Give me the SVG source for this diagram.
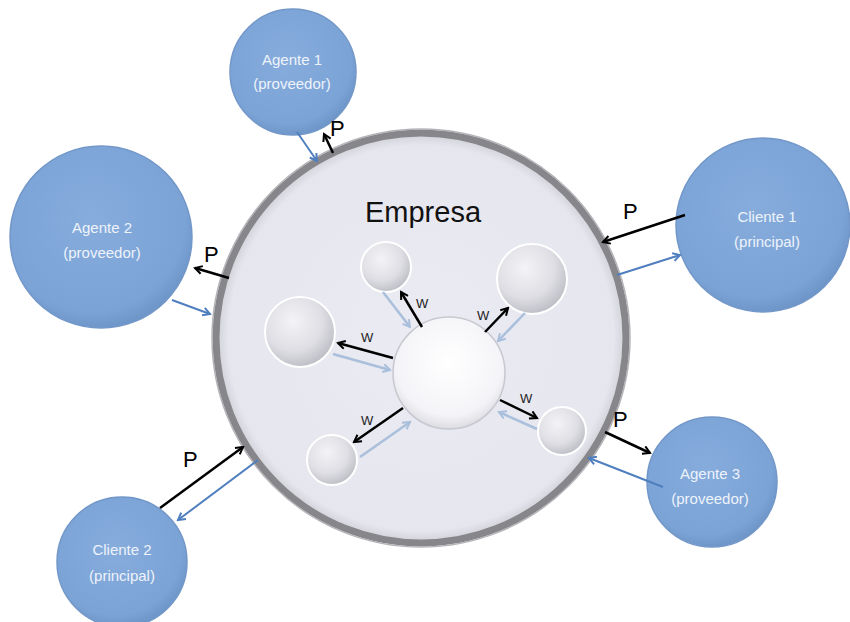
<svg xmlns="http://www.w3.org/2000/svg" width="850" height="622" viewBox="0 0 850 622">
<defs>
<radialGradient id="blueG" cx="0.45" cy="0.4" r="0.6">
<stop offset="0" stop-color="#86acdc"/>
<stop offset="0.85" stop-color="#7ba3d6"/>
<stop offset="1" stop-color="#6f96c9"/>
</radialGradient>
<radialGradient id="sphere" cx="0.4" cy="0.35" r="0.7">
<stop offset="0" stop-color="#f4f4f7"/>
<stop offset="0.6" stop-color="#dedee4"/>
<stop offset="1" stop-color="#b9b9c1"/>
</radialGradient>
<radialGradient id="center" cx="0.5" cy="0.4" r="0.6">
<stop offset="0" stop-color="#ffffff"/>
<stop offset="0.8" stop-color="#f4f4f8"/>
<stop offset="1" stop-color="#dcdce2"/>
</radialGradient>
<radialGradient id="emp" cx="0.5" cy="0.5" r="0.5">
<stop offset="0" stop-color="#ebebf3"/>
<stop offset="0.94" stop-color="#e6e6ee"/>
<stop offset="1" stop-color="#cfcfd6"/>
</radialGradient>
<marker id="ak" viewBox="0 0 10 10" refX="8" refY="5" markerWidth="10" markerHeight="10" markerUnits="userSpaceOnUse" orient="auto">
<path d="M1,1 L8,5 L1,9" fill="none" stroke="#000" stroke-width="2"/>
</marker>
<marker id="ab" viewBox="0 0 10 10" refX="8" refY="5" markerWidth="10" markerHeight="10" markerUnits="userSpaceOnUse" orient="auto">
<path d="M1,1 L8,5 L1,9" fill="none" stroke="#4f7fbf" stroke-width="2"/>
</marker>
<marker id="al" viewBox="0 0 10 10" refX="8" refY="5" markerWidth="10" markerHeight="10" markerUnits="userSpaceOnUse" orient="auto">
<path d="M1,1 L8,5 L1,9" fill="none" stroke="#a9bfdb" stroke-width="2"/>
</marker>
</defs>
<style>
.ext{fill:url(#blueG);stroke:#7297c8;stroke-width:1.5}
.lbl{font-family:"Liberation Sans",Arial,sans-serif;font-size:15px;fill:#eef3fa;text-anchor:middle}
.sph{fill:url(#sphere);stroke:#ffffff;stroke-width:2}
.p{font-family:"Liberation Sans",Arial,sans-serif;font-size:22px;fill:#000}
.w{font-family:"Liberation Sans",Arial,sans-serif;font-size:13px;fill:#222}
.bk{stroke:#000;stroke-width:2.5;fill:none;marker-end:url(#ak)}
.bl{stroke:#4f7fbf;stroke-width:2;fill:none;marker-end:url(#ab)}
.lb{stroke:#a9bfdb;stroke-width:2.5;fill:none;marker-end:url(#al)}
</style>
<rect width="850" height="622" fill="#ffffff"/>

<g id="empresa">
<circle cx="421" cy="338" r="205" fill="url(#emp)" stroke="#86868b" stroke-width="7"/>
<circle cx="421" cy="338" r="209" fill="none" stroke="#b4b4b8" stroke-width="1.5"/>
<text x="423" y="222" font-family="'Liberation Sans',Arial,sans-serif" font-size="29" fill="#111" text-anchor="middle">Empresa</text>
</g>

<g id="agente1">
<circle class="ext" cx="293" cy="72" r="63"/>
<text class="lbl" x="292" y="65">Agente 1</text>
<text class="lbl" x="292" y="89">(proveedor)</text>
</g>
<g id="agente2">
<circle class="ext" cx="101" cy="237" r="91"/>
<text class="lbl" x="102" y="233">Agente 2</text>
<text class="lbl" x="102" y="258">(proveedor)</text>
</g>
<g id="cliente1">
<circle class="ext" cx="763" cy="225" r="87"/>
<text class="lbl" x="767" y="222">Cliente 1</text>
<text class="lbl" x="767" y="247">(principal)</text>
</g>
<g id="agente3">
<circle class="ext" cx="712" cy="482" r="65"/>
<text class="lbl" x="710" y="479">Agente 3</text>
<text class="lbl" x="710" y="504">(proveedor)</text>
</g>
<g id="cliente2">
<circle class="ext" cx="122" cy="562" r="65"/>
<text class="lbl" x="122" y="555">Cliente 2</text>
<text class="lbl" x="122" y="581">(principal)</text>
</g>

<g id="nucleo">
<circle cx="449" cy="373" r="56" fill="url(#center)" stroke="#c8c8d0" stroke-width="1.5"/>
</g>
<g id="s1"><circle class="sph" cx="386" cy="267" r="25"/></g>
<g id="s2"><circle class="sph" cx="532" cy="279" r="35"/></g>
<g id="s3"><circle class="sph" cx="300" cy="332" r="35"/></g>
<g id="s4"><circle class="sph" cx="332" cy="460" r="25"/></g>
<g id="s5"><circle class="sph" cx="562" cy="431" r="24"/></g>

<g id="connectors">
<line class="lb" x1="383" y1="292" x2="410" y2="327"/>
<line class="lb" x1="525" y1="313" x2="498" y2="341"/>
<line class="lb" x1="333" y1="354" x2="390" y2="370"/>
<line class="lb" x1="360" y1="457" x2="410" y2="422"/>
<line class="lb" x1="537" y1="429" x2="499" y2="412"/>

<line class="bk" x1="422" y1="327" x2="401" y2="292"/>
<line class="bk" x1="485" y1="332" x2="508" y2="308"/>
<line class="bk" x1="393" y1="358" x2="338" y2="343"/>
<line class="bk" x1="403" y1="408" x2="354" y2="442"/>
<line class="bk" x1="500" y1="400" x2="537" y2="418"/>

<line class="bk" x1="333" y1="153" x2="324" y2="134"/>
<line class="bl" x1="297" y1="132" x2="317" y2="161"/>
<line class="bk" x1="229" y1="278" x2="195" y2="268"/>
<line class="bl" x1="172" y1="300" x2="210" y2="314"/>
<line class="bk" x1="685" y1="215" x2="603" y2="242"/>
<line class="bl" x1="617" y1="275" x2="680" y2="255"/>
<line class="bk" x1="605" y1="432" x2="650" y2="453"/>
<line class="bl" x1="663" y1="487" x2="589" y2="458"/>
<line class="bk" x1="160" y1="508" x2="243" y2="447"/>
<line class="bl" x1="258" y1="460" x2="178" y2="520"/>
</g>

<g id="labels">
<text class="p" x="330" y="136">P</text>
<text class="p" x="204" y="262">P</text>
<text class="p" x="623" y="219">P</text>
<text class="p" x="613" y="427">P</text>
<text class="p" x="183" y="467" font-size="24">P</text>
<text class="w" x="416" y="308">W</text>
<text class="w" x="477" y="320">W</text>
<text class="w" x="361" y="342">W</text>
<text class="w" x="361" y="425">W</text>
<text class="w" x="520" y="403">W</text>
</g>
</svg>
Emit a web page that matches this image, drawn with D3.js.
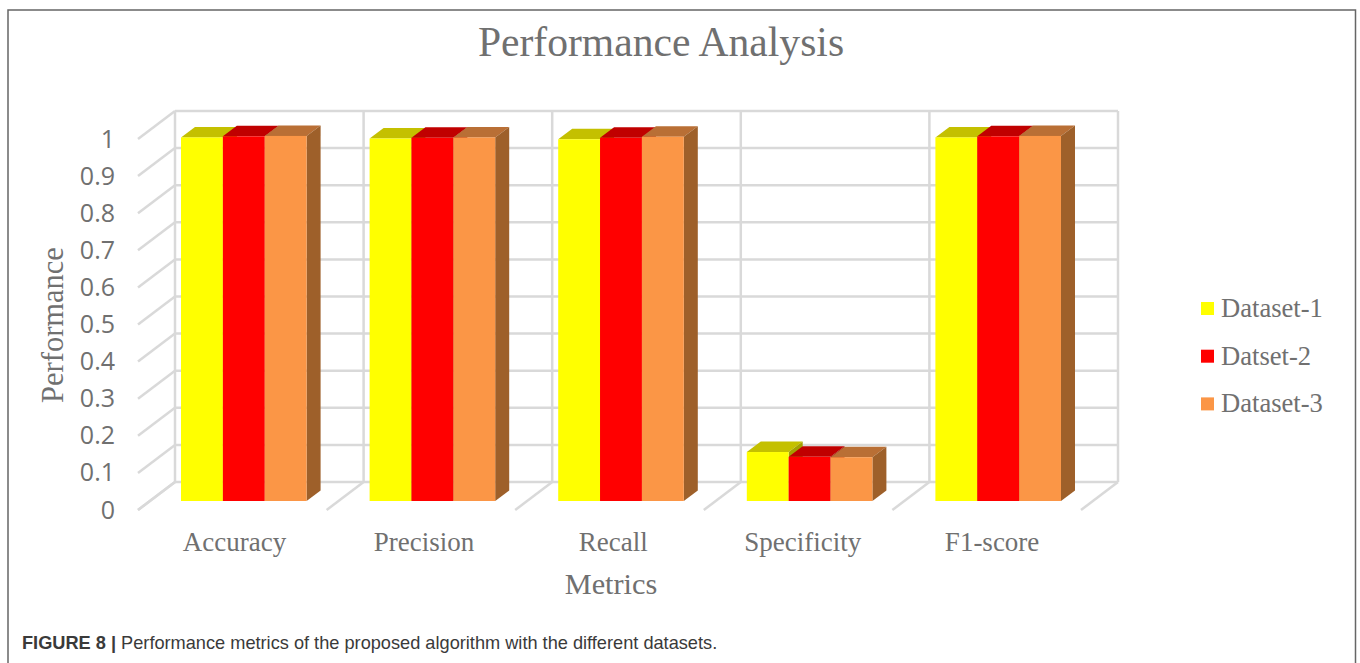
<!DOCTYPE html>
<html>
<head>
<meta charset="utf-8">
<script src="https://cdn.jsdelivr.net/npm/d3@7"></script>
<style>
    html, body { margin: 0; padding: 0; background: #fff; overflow: hidden; }
    svg { display: block; }
</style>
</head>
<body>
<svg id="chart" width="1360" height="663"></svg>
<script>
const categories = ["Accuracy", "Precision", "Recall", "Specificity", "F1-score"];
const seriesNames = ["Dataset-1", "Datset-2", "Dataset-3"];
const dataset1 = [0.98, 0.977, 0.975, 0.132, 0.98];
const dataset2 = [0.983, 0.979, 0.979, 0.119, 0.983];
const dataset3 = [0.984, 0.98, 0.982, 0.118, 0.984];
const yTicks = [0, 0.1, 0.2, 0.3, 0.4, 0.5, 0.6, 0.7, 0.8, 0.9, 1];

const front = ["#ffff00", "#ff0000", "#fb9646"];
const top_ = ["#c4c000", "#c00000", "#b96f35"];
const side = ["#a3a000", "#a00000", "#9e602a"];
const gridColor = "#d9d9d9";
const textColor = "#707070";
const serif = "'Liberation Serif', serif";

const svg = d3.select("#chart");

// back wall
const xBack = d3.scaleBand().domain(categories).range([175, 1118]);
const yBack = d3.scaleLinear().domain([0, 1]).range([482, 111]);
// plane the front of the bars sits on
const xBar = d3.scaleBand().domain(categories).range([150, 1093]);
const yBar = d3.scaleLinear().domain([0, 1]).range([501, 130]);
const xInner = d3.scaleBand().domain(seriesNames).range([31, xBar.bandwidth() - 32]);
const depthX = 14, depthY = 10.5; // bar depth
const floorX = 37, floorY = 28; // floor depth

// frame (no bottom edge in the figure)
svg.append("path")
    .attr("d", "M8,663V10H1355.5V663")
    .attr("fill", "none")
    .attr("stroke", "#666")
    .attr("stroke-width", 1.5);

// ==============================================================
// Walls and floor
const grid = svg.append("g")
    .attr("fill", "none")
    .attr("stroke", gridColor)
    .attr("stroke-width", 2.5);

yTicks.forEach(t => {
    grid.append("line")
        .attr("x1", xBack.range()[0]).attr("x2", xBack.range()[1])
        .attr("y1", yBack(t)).attr("y2", yBack(t));
    grid.append("line")
        .attr("x1", xBack.range()[0]).attr("x2", xBack.range()[0] - floorX)
        .attr("y1", yBack(t)).attr("y2", yBack(t) + floorY);
});

const walls = categories.map(c => xBack(c)).concat(xBack.range()[1]);
walls.forEach(wx => {
    grid.append("line")
        .attr("x1", wx).attr("x2", wx)
        .attr("y1", yBack(1)).attr("y2", yBack(0));
    grid.append("line")
        .attr("x1", wx).attr("x2", wx - floorX)
        .attr("y1", yBack(0)).attr("y2", yBack(0) + floorY);
});

// ==============================================================
// Bars, painted left to right so the neighbour covers the side face
const bars = svg.append("g");
categories.forEach((c, i) => {
    [dataset1, dataset2, dataset3].forEach((values, s) => {
        const x0 = xBar(c) + xInner(seriesNames[s]),
            x1 = x0 + xInner.bandwidth(),
            y0 = yBar(0),
            y1 = yBar(values[i]);
        bars.append("polygon")
            .attr("fill", top_[s])
            .attr("points", [[x0, y1], [x1, y1], [x1 + depthX, y1 - depthY], [x0 + depthX, y1 - depthY]].join(" "));
        bars.append("polygon")
            .attr("fill", side[s])
            .attr("points", [[x1, y1], [x1 + depthX, y1 - depthY], [x1 + depthX, y0 - depthY], [x1, y0]].join(" "));
        bars.append("rect")
            .attr("x", x0)
            .attr("y", y1)
            .attr("width", x1 - x0)
            .attr("height", y0 - y1)
            .attr("fill", front[s]);
    });
});

// ==============================================================
// Axes
const yLabels = d3.scaleLinear().domain([0, 1]).range([510, 139]);
const yAxis = svg.append("g")
    .attr("transform", "translate(115,0)")
    .call(d3.axisLeft(yLabels).tickValues(yTicks).tickFormat(d3.format("~g")).tickSize(0).tickPadding(0));
yAxis.select(".domain").remove();
yAxis.selectAll("text")
    .attr("fill", textColor)
    .style("font-family", "'Open Sans', sans-serif")
    .style("font-size", "25px");

const xLabels = svg.append("g")
    .attr("transform", "translate(0,551)")
    .call(d3.axisBottom(d3.scaleBand().domain(categories).range([139.8, 1086.8])).tickSize(0).tickPadding(0));
xLabels.select(".domain").remove();
xLabels.selectAll("text")
    .attr("y", 0)
    .attr("dy", 0)
    .attr("fill", textColor)
    .style("font-family", serif)
    .style("font-size", "27px");

svg.append("text")
    .attr("x", 661).attr("y", 56)
    .attr("text-anchor", "middle")
    .attr("fill", textColor)
    .style("font-family", serif)
    .style("font-size", "41.6px")
    .text("Performance Analysis");

svg.append("text")
    .attr("x", 611).attr("y", 594)
    .attr("text-anchor", "middle")
    .attr("fill", textColor)
    .style("font-family", serif)
    .style("font-size", "30.3px")
    .text("Metrics");

svg.append("text")
    .attr("transform", "translate(63,325) rotate(-90)")
    .attr("text-anchor", "middle")
    .attr("fill", textColor)
    .style("font-family", serif)
    .style("font-size", "30.5px")
    .text("Performance");

// ==============================================================
// Legend
const legend = svg.append("g")
    .selectAll("g")
    .data(seriesNames)
    .join("g")
    .attr("transform", (d, i) => `translate(1201,${302 + i * 47.7})`);
legend.append("rect")
    .attr("width", 13).attr("height", 13)
    .attr("fill", (d, i) => front[i]);
legend.append("text")
    .attr("x", 20).attr("y", 15)
    .attr("fill", textColor)
    .style("font-family", serif)
    .style("font-size", "26.6px")
    .text(d => d);

// ==============================================================
// Caption
const caption = svg.append("text")
    .attr("x", 22).attr("y", 649)
    .attr("fill", "#3a3a3a")
    .style("font-family", "'Liberation Sans', sans-serif")
    .style("font-size", "18.2px");
caption.append("tspan").attr("font-weight", "bold").text("FIGURE 8 | ");
caption.append("tspan").text("Performance metrics of the proposed algorithm with the different datasets.");
</script>
</body>
</html>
____
**WHAT TO WORK ON**. From the line that has "Emit a web page" through the line that has "const floorX = 37, floorY", reproduce each line exactly as it stands and nothing else; do not include any pictures.

**COMPLETE ANSWER**.
Emit a web page that matches this image, drawn with D3.js.
<!DOCTYPE html>
<html>
<head>
<meta charset="utf-8">
<script src="https://cdn.jsdelivr.net/npm/d3@7"></script>
<style>
    html, body { margin: 0; padding: 0; background: #fff; overflow: hidden; }
    svg { display: block; }
</style>
</head>
<body>
<svg id="chart" width="1360" height="663"></svg>
<script>
const categories = ["Accuracy", "Precision", "Recall", "Specificity", "F1-score"];
const seriesNames = ["Dataset-1", "Datset-2", "Dataset-3"];
const dataset1 = [0.98, 0.977, 0.975, 0.132, 0.98];
const dataset2 = [0.983, 0.979, 0.979, 0.119, 0.983];
const dataset3 = [0.984, 0.98, 0.982, 0.118, 0.984];
const yTicks = [0, 0.1, 0.2, 0.3, 0.4, 0.5, 0.6, 0.7, 0.8, 0.9, 1];

const front = ["#ffff00", "#ff0000", "#fb9646"];
const top_ = ["#c4c000", "#c00000", "#b96f35"];
const side = ["#a3a000", "#a00000", "#9e602a"];
const gridColor = "#d9d9d9";
const textColor = "#707070";
const serif = "'Liberation Serif', serif";

const svg = d3.select("#chart");

// back wall
const xBack = d3.scaleBand().domain(categories).range([175, 1118]);
const yBack = d3.scaleLinear().domain([0, 1]).range([482, 111]);
// plane the front of the bars sits on
const xBar = d3.scaleBand().domain(categories).range([150, 1093]);
const yBar = d3.scaleLinear().domain([0, 1]).range([501, 130]);
const xInner = d3.scaleBand().domain(seriesNames).range([31, xBar.bandwidth() - 32]);
const depthX = 14, depthY = 10.5; // bar depth
const floorX = 37, floorY = 28; // floor depth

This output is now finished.